The expectation that groups split up belongs to what in retrospect seems like the speeded-up popular culture of the ’60s and ’70s. A pattern was established that was followed as much by Throbbing Gristle as by the Beatles. A group would make a name for themselves, release their landmark records and then disintegrate, usually in the space of less than a decade. (But whereas the Beatles never came back, Throbbing Gristle, of course, did.) For those of us whose perception of pop temporality was formed by this accelerated ’60s and ’70s culture, there’s something disappointing about the dogged persistence of a group, even – or perhaps especially – if we are fans.
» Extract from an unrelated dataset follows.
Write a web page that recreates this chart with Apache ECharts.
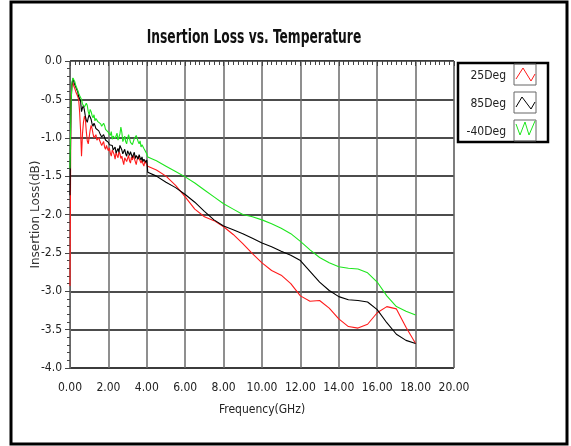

In the early stages of fan enthralment, each release is treated like a new religious artefact: reconfiguring our perception of the group and – since our experience is partly filtered through the artistic vision of the band – changing our relationship to the world too. Yet this rapt intensity is not sustainable indefinitely; after a while, particularly if there are no great reinventions, it’s hard for libidinal fatigue not to set in. This can’t be blamed solely on the fickleness of fans – in fact, the problem with so much ‘alternative’ rock culture is the opposite one. Fans are too indulgent of their idols. There is a kind of unspoken complicity between fan and group, the result of which is usually a lowering of expectations. At a certain point, fidelity becomes betrayal – keeping faith or carrying on constitutes a repudiation of the very thing that the group stood for in the first place.